I have a friend whose external hard drive took a dump. It's not the USB circuitry as I pulled the disk out and tried it through another interface, so it's either the drive circuitry or the physical drive itself. The data at risk is worth more than anything I have lost (my friend has kids and a camera, so we're talking about family photos that would actually be missed), but the budget is lower than when I've worked with data forensics experts of the testifying sort. So I'm trying to get a referral to the best bang for the buck on data recovery in this situation.
All PIREPs appreciated. The drive is boxed up and ready to ship out. Thanks in advance!
Happened to me a while back. Kotar data recovery in San Jose
https://www.kotar.us got it back for me. Very pricy, but very happy with the results. Very grateful that Kotar was able to get the data back. They provided a new drive which was essentially a clone of the dead drive. They had to go in to the old drive and replace readwrite heads, rebuild firmware, and other magic. Mr. Kotar was an engineer in the disk drive industry for years, so he knows his stuff. Cost about $1,200 or so to get the data back.
Getting a good backup strategy was always in the "I need to get started in that some day soon" category, but I procrastinated too long. The scare caused me to remedy that. Now, my data is on dual mirrored drives in the PC which back up to:
1. Another hard drive in the PC
2. A 4-drive, RAID 10 NAS on my LAN
3. The cloud
The PC system drive is an SSD which also backs up to the inboard hard drive, the NAS, and the cloud.

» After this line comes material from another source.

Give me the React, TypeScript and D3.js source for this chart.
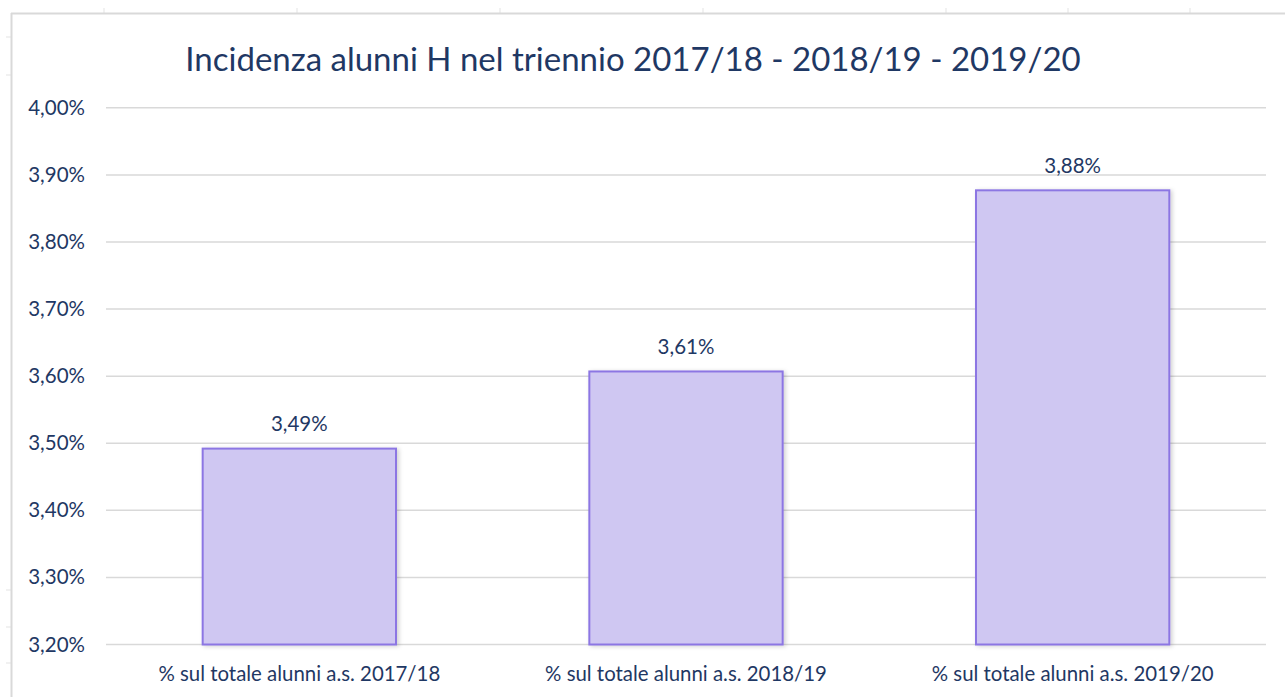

The 4 drive NAS contains other data and backs up to a 2-drive RAID 1 NAS locally and also to an offsite Backblaze cloud server.
I never want to deal with the terror of potentially losing pictures, tax records, etc. ever again.
I use Acronis for my PC backup and Synology's HyperBackup for the NAS. I've also got a cloud sync option to snchronize some of the NAS files to Dropbox.
I figure that with the various RAIDs, nightly backups, Dropbox Syncs, and multiple backup locations both local and cloud, my data is pretty safe from most conceivable losses. Multuple drives in multiple placea would have to fail to permanently lose data.